During the 2002-03 academic year, the students took two classes two nights a week in Toledo. At the same time, under a conditional teaching permit, they were placed in classrooms during the day to begin teaching with the help of mentors. Manley, for instance, taught special education classes at Libbey High School and Spring Elementary School in Toledo during his two years in the project.

“All through the schoolwork, the majority of them were teaching full time,” said Hendricks, School of Teaching and Learning.

After teaching with conditional permits the first year, the nontraditional students worked with alternative education licenses last fall. All graduated with a reading endorsement—requirements included attendance at a Summer Literacy Institute in 2003—and most have now qualified for the next step in licensure, as provisional “intervention specialists.”

Of the 26, 23 are now full-time teachers in pre-kindergarten through 12th grade—most of them in Toledo—while others are substitutes. And the hope is that the voluntary mid-career change will help enhance their commitment to teaching at a time of increasing enrollment in special education statewide.

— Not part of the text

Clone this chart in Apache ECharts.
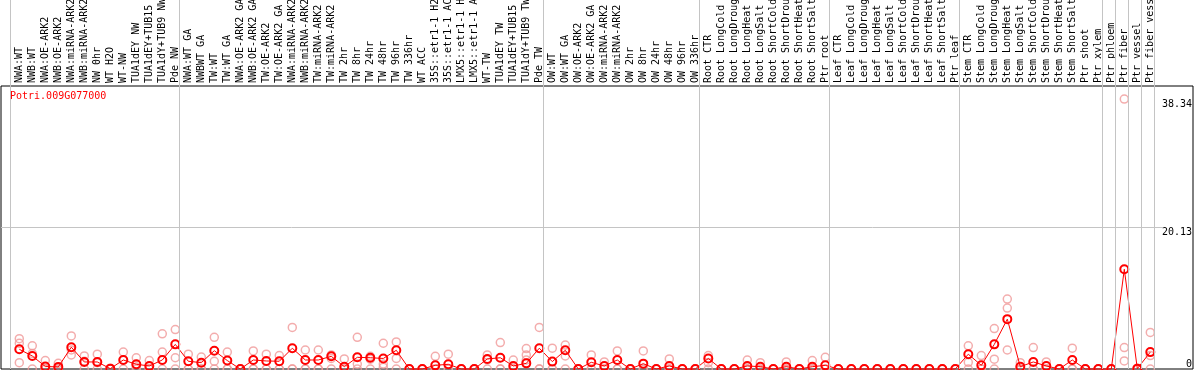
<!DOCTYPE html>
<html><head><meta charset="utf-8">
<script src="https://cdn.jsdelivr.net/npm/echarts@6/dist/echarts.min.js"></script>
<style>html,body{margin:0;padding:0;background:#fff}#c{width:1194px;height:370px}</style>
</head><body><div id="c"></div>
<script>
const geneId = 'Potri.009G077000';
const categories = [
  'NWA:WT','NWB:WT','NWA:OE-ARK2','NWB:OE-ARK2','NWA:miRNA-ARK2','NWB:miRNA-ARK2','NW 0hr','WT H2O','WT-NW','TUA1dEY NW','TUA1dEY+TUB15 NW','TUA1dY+TUB9 NW','Pde NW',
  'NWA:WT GA','NWBWT GA','TW:WT','TW:WT GA','NWA:OE-ARK2 GA','NWB:OE-ARK2 GA','TW:OE-ARK2','TW:OE-ARK2 GA','NWA:miRNA-ARK2','NWB:miRNA-ARK2','TW:miRNA-ARK2','TW:miRNA-ARK2',
  'TW 2hr','TW 8hr','TW 24hr','TW 48hr','TW 96hr','TW 336hr','WT ACC','35S::etr1-1 H2O','35S::etr1-1 ACC','LMX5::etr1-1 H2O','LMX5::etr1-1 ACC','WT-TW','TUA1dEY TW','TUA1dEY+TUB15 TW','TUA1dY+TUB9 TW','Pde TW',
  'OW:WT','OW:WT GA','OW:OE-ARK2','OW:OE-ARK2 GA','OW:miRNA-ARK2','OW:miRNA-ARK2','OW 2hr','OW 8hr','OW 24hr','OW 48hr','OW 96hr','OW 336hr',
  'Root CTR','Root LongCold','Root LongDrought','Root LongHeat','Root LongSalt','Root ShortCold','Root ShortDrought','Root ShortHeat','Root ShortSalt','Ptr root',
  'Leaf CTR','Leaf LongCold','Leaf LongDrought','Leaf LongHeat','Leaf LongSalt','Leaf ShortCold','Leaf ShortDrought','Leaf ShortHeat','Leaf ShortSalt','Ptr leaf',
  'Stem CTR','Stem LongCold','Stem LongDrought','Stem LongHeat','Stem LongSalt','Stem ShortCold','Stem ShortDrought','Stem ShortHeat','Stem ShortSalt','Ptr shoot','Ptr xylem',
  'Ptr phloem','Ptr fiber','Ptr vessel','Ptr fiber vessel'
];
const groupSizes = [13, 28, 12, 10, 10, 11, 1, 1, 1, 1];
const meanValues = [
  2.8,1.85,0.35,0.3,3.1,1.0,1.0,0.05,1.28,0.67,0.43,1.28,3.5,
  1.1,0.9,2.6,1.2,0,1.28,1.14,1.1,2.95,1.28,1.28,1.8,0.33,1.66,1.6,1.5,2.66,0,0,0.52,0.67,0,0,1.43,1.6,0.43,0.8,2.95,
  1.05,2.66,0,0.95,0.43,1.28,0,0.76,0,0.43,0,0,
  1.5,0,0,0.43,0.33,0,0.33,0,0.33,0.52,
  0,0,0,0,0,0,0,0,0,0,
  2.1,0.52,3.5,7.08,0.33,1.0,0.43,0,1.28,0,0,
  0,14.17,0.05,2.4
];
const rep1 = [
  4.3,3.3,1.2,0.8,4.7,1.85,2.1,0.1,2.4,1.6,1.2,5.0,5.6,
  2.1,1.7,4.5,2.4,0,2.57,2.1,1.9,5.9,2.7,2.7,2.0,1.43,4.5,1.8,3.66,3.85,0,0,1.8,2.1,0,0,2.0,3.75,1.28,2.9,5.9,
  2.95,3.4,0,2.0,1.0,2.57,0,2.57,0,1.43,0,0,
  1.9,0,0,1.28,0.9,0,1.0,0,1.2,1.66,
  0,0,0,0,0,0,0,0,0,0,
  3.3,1.9,5.75,9.93,0.9,3.04,1.0,0,2.95,0,0,
  0,38.34,0.1,5.2
];
const rep2 = [
  3.65,2.2,0,0.1,2.7,1.1,0.9,0,1.3,0.3,0,2.4,1.6,
  0,0,1.1,0,0,0,0,0,0,0,0,1.5,0,0.7,1.4,0.7,1.5,0,0,0,0,0,0,1.3,0,0,2.0,0,
  0,1.85,0,0,0,0,0,0,0,0,0,0,
  0.9,0,0,0,0,0,0,0,0,0,
  0,0,0,0,0,0,0,0,0,0,
  0.95,0,1.4,8.65,0,0,0,0,0,0,0,
  0,3.04,0,1.9
];
const rep3 = [
  0.9,0,0,0,2.0,0,0,0,0,0,0,0,0,
  0,0,0,0,0,0,0,0,0,0,0,0,0,0,0,0.25,0,0,0,0,0,0,0,0,0,0,1.28,0,
  0,0,0,0,0,0,0,0,0,0,0,0,
  0,0,0,0,0,0,0,0,0,0,
  0,0,0,0,0,0,0,0,0,0,
  0,0,0,2.7,0,0,0,0,0,0,0,
  0,1.14,0,0
];
const yTickLabels = [0, 20.13, 38.34];
const yGridValue = 20.13;
const yMax = 40.2;

// group boundaries (in category units)
const boundaries = [0];
groupSizes.forEach(s => boundaries.push(boundaries[boundaries.length - 1] + s));

const MONO = 'DejaVu Sans Mono';
const SLOT = 13;
const dataLeft = 12.8;
const sepZero = 10.7;
const frameLeft = 1, frameRight = 1193;
const vMin = -(sepZero - frameLeft) / SLOT;
const vMax = vMin + (frameRight - frameLeft) / SLOT;
const gridLineEnd = (1163 - sepZero) / SLOT;

const repStyle = {color: 'rgba(0,0,0,0)', borderColor: '#f09898', borderWidth: 1.5};
function repSeries(arr) {
  return {type: 'scatter', xAxisIndex: 0, yAxisIndex: 0, data: arr, symbol: 'circle', symbolSize: 8,
    itemStyle: repStyle, z: 2, silent: true, clip: false};
}

const chart = echarts.init(document.getElementById('c'), null, {renderer: 'canvas'});
chart.setOption({
  animation: false,
  backgroundColor: '#fff',
  title: {text: geneId, left: 10, top: 91, padding: 0,
    textStyle: {color: '#ff0000', fontFamily: MONO, fontSize: 10, fontWeight: 'normal'}},
  grid: [
    {left: dataLeft, width: SLOT * categories.length, top: 86, bottom: 1, outerBoundsMode: 'none', containLabel: false},
    {left: frameLeft, right: 1194 - frameRight, top: 0, bottom: 1, outerBoundsMode: 'none', containLabel: false},
    {left: frameLeft, right: 1194 - frameRight, top: 86, bottom: 1, outerBoundsMode: 'none', containLabel: false,
      show: true, borderColor: '#000', borderWidth: 1, backgroundColor: 'rgba(0,0,0,0)'}
  ],
  xAxis: [
    {type: 'category', gridIndex: 0, data: categories, position: 'top', boundaryGap: true,
      axisLine: {show: false}, axisTick: {show: false}, splitLine: {show: false},
      axisLabel: {interval: 0, rotate: 90, margin: 3, hideOverlap: false, fontFamily: MONO, fontSize: 10, color: '#000'}},
    {type: 'value', gridIndex: 1, min: vMin, max: vMax, show: false},
    {type: 'value', gridIndex: 2, min: vMin, max: vMax, show: false}
  ],
  yAxis: [
    {type: 'value', gridIndex: 0, min: 0, max: yMax, show: false},
    {type: 'value', gridIndex: 1, min: 0, max: 1, position: 'left',
      axisLine: {show: true, lineStyle: {color: '#000', width: 1}}, axisTick: {show: false},
      axisLabel: {show: false}, splitLine: {show: false}},
    {type: 'value', gridIndex: 2, min: 0, max: yMax, position: 'right',
      axisLine: {show: false}, axisTick: {show: false}, splitLine: {show: false},
      axisLabel: {inside: true, margin: 1, customValues: yTickLabels.filter(v => v > 0), verticalAlign: 'top',
        fontFamily: MONO, fontSize: 10, color: '#000', formatter: v => String(v)}},
    {type: 'value', gridIndex: 2, min: 0, max: yMax, position: 'right',
      axisLine: {show: false}, axisTick: {show: false}, splitLine: {show: false},
      axisLabel: {inside: true, margin: 1, customValues: yTickLabels.filter(v => v === 0), verticalAlign: 'bottom',
        fontFamily: MONO, fontSize: 10, color: '#000', formatter: v => String(v)}}
  ],
  series: [
    {type: 'line', xAxisIndex: 1, yAxisIndex: 1, data: [], silent: true, z: 1,
      markLine: {silent: true, symbol: ['none', 'none'], label: {show: false}, animation: false,
        lineStyle: {color: '#c4c4c4', width: 1, type: 'solid'},
        data: boundaries.map(b => ({xAxis: b}))}},
    {type: 'line', xAxisIndex: 2, yAxisIndex: 2, data: [], silent: true, z: 1,
      markLine: {silent: true, symbol: ['none', 'none'], label: {show: false}, animation: false,
        lineStyle: {color: '#c4c4c4', width: 1, type: 'solid'},
        data: [[{coord: [vMin, yGridValue]}, {coord: [gridLineEnd, yGridValue]}]]}},
    repSeries(rep1), repSeries(rep2), repSeries(rep3),
    {type: 'line', xAxisIndex: 0, yAxisIndex: 0, data: meanValues, symbol: 'circle', symbolSize: 8,
      showAllSymbol: true, clip: false, z: 3, silent: true,
      lineStyle: {color: '#ff0000', width: 1},
      itemStyle: {color: 'rgba(255,255,255,0)', borderColor: '#ff0000', borderWidth: 2}}
  ]
});
</script></body></html>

Some have given up higher-paying jobs to pursue their new teaching careers. Because the change is their personal decision, it is expected to contribute to their higher rate of retention as education professionals, noted Williams, School of Intervention Services. Because they’re older, added Cochran, many also have established roots in their community.

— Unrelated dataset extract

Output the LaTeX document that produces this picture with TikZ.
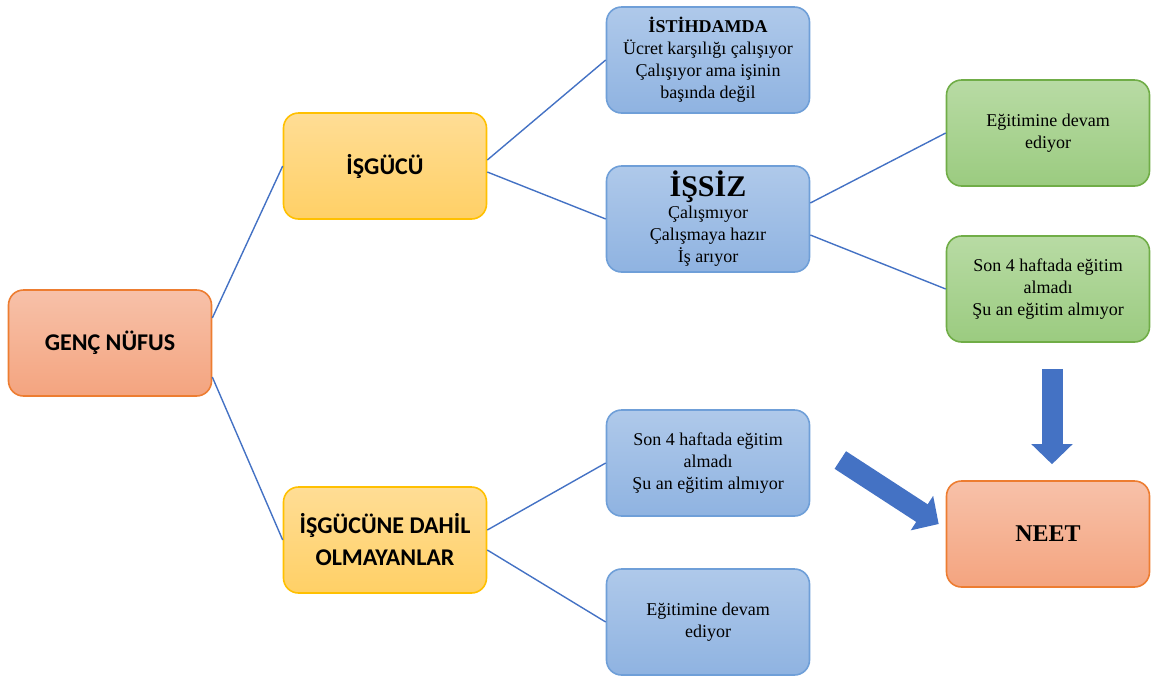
\documentclass[tikz,border=0pt]{standalone}
\usepackage{fontspec}
\setmainfont{Liberation Serif}
\newfontfamily\calibri{Carlito}
\usepackage{xcolor}
\usetikzlibrary{positioning,calc,arrows.meta}

\definecolor{lineblue}{HTML}{4472C4}
\definecolor{orangeline}{HTML}{ED7D31}
\definecolor{orangetop}{HTML}{F7C1A9}
\definecolor{orangebot}{HTML}{F4A47F}
\definecolor{yellowline}{HTML}{FFC000}
\definecolor{yellowtop}{HTML}{FFDD95}
\definecolor{yellowbot}{HTML}{FFD066}
\definecolor{blueline}{HTML}{6F9FD8}
\definecolor{bluetop}{HTML}{AFC9EA}
\definecolor{bluebot}{HTML}{8FB3E1}
\definecolor{greenline}{HTML}{70AD47}
\definecolor{greentop}{HTML}{B8DBA4}
\definecolor{greenbot}{HTML}{9BCB80}

\begin{document}
\begin{tikzpicture}[x=0.5pt,y=-0.5pt,
    box/.style={rounded corners=7.5pt, minimum width=101.5pt, minimum height=53pt,
        align=center, line width=0.8pt, inner sep=2pt},
    orangebox/.style={box, draw=orangeline, top color=orangetop, bottom color=orangebot},
    yellowbox/.style={box, draw=yellowline, top color=yellowtop, bottom color=yellowbot,
        font=\calibri\bfseries\fontsize{12}{16}\selectfont},
    bluebox/.style={box, draw=blueline, top color=bluetop, bottom color=bluebot,
        font=\fontsize{9}{11}\selectfont},
    greenbox/.style={box, draw=greenline, top color=greentop, bottom color=greenbot,
        font=\fontsize{9}{11}\selectfont},
    link/.style={draw=lineblue, line width=0.7pt},
    bigarrow/.style={draw=lineblue, line width=10.5pt, -{Triangle[width=20pt,length=10pt]}}]

    \useasboundingbox (0,0) rectangle (1153,676);

    % first level
    \node[orangebox, font=\calibri\bfseries\fontsize{12}{16}\selectfont] (genc) at (110,343) {GENÇ NÜFUS};
    \node[yellowbox] (isgucu) at (385,166) {İŞGÜCÜ};
    \node[yellowbox] (dahil) at (385,540) {İŞGÜCÜNE DAHİL\\OLMAYANLAR};

    % second level
    \node[bluebox] (istihdam) at (708,60)
        {\textbf{İSTİHDAMDA}\\Ücret karşılığı çalışıyor\\Çalışıyor ama işinin\\başında değil};
    \node[bluebox] (issiz) at (708,219)
        {{\fontsize{15}{15}\selectfont\bfseries İŞSİZ}\\Çalışmıyor\\Çalışmaya hazır\\İş arıyor};
    \node[bluebox] (almadi) at (708,463) {Son 4 haftada eğitim\\almadı\\Şu an eğitim almıyor};
    \node[bluebox] (devam) at (708,622) {Eğitimine devam\\ediyor};

    % third level
    \node[greenbox] (gdevam) at (1048,133) {Eğitimine devam\\ediyor};
    \node[greenbox] (galmadi) at (1048,289) {Son 4 haftada eğitim\\almadı\\Şu an eğitim almıyor};
    \node[orangebox, font=\bfseries\fontsize{12}{14}\selectfont] (neet) at (1048,534) {NEET};

    % connectors
    \draw[link] ($(genc.east)+(0,-25)$) -- (isgucu.west);
    \draw[link] ($(genc.east)+(0,34)$) -- (dahil.west);
    \draw[link] ($(isgucu.east)+(0,-6)$) -- (istihdam.west);
    \draw[link] ($(isgucu.east)+(0,6)$) -- (issiz.west);
    \draw[link] ($(issiz.east)+(0,-16)$) -- (gdevam.west);
    \draw[link] ($(issiz.east)+(0,16)$) -- (galmadi.west);
    \draw[link] ($(dahil.east)+(0,-10)$) -- (almadi.west);
    \draw[link] ($(dahil.east)+(0,10)$) -- (devam.west);

    % big arrows into NEET
    \coordinate (downtop) at ($(galmadi.south)+(4,26)$);
    \coordinate (downtip) at ($(neet.north)+(4,-16)$);
    \coordinate (slanttop) at ($(almadi.east)+(30,-3)$);
    \coordinate (slanttip) at ($(neet.west)+(-7,-10)$);
    \draw[bigarrow] (downtop) -- (downtip);
    \draw[bigarrow] (slanttop) -- (slanttip);
\end{tikzpicture}
\end{document}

Since most have families of their own, they also haven’t had as much concern with classroom discipline as their younger colleagues typically do, said Hendricks. The older teachers’ concerns have centered more on things like classroom supplies and equipment, she said.

For his part, Manley said he went into the classroom without any particular worries. “I guess I was just excited to be teaching,” he said. “Once we started, it just fell into place.”

Also an assistant football coach at Libbey, he is one of three members of the first CYCLE group who have begun taking doctoral classes in leadership and policy studies at BGSU. “I would just like to go on and finish up the last rung of the ladder,” he said, referring to a Ph.D. and expressing interest in getting into school administration eventually.

Manley is also among the first graduates who are helping support the second group of project participants, most of whom are from Hancock County. Project CYCLE II, which began last spring semester, is among only three continuations of the program that have been funded by the state based on success of the first round, the directors said.

“It was demanding, but it was probably the best experience I ever could have had,” Manley said.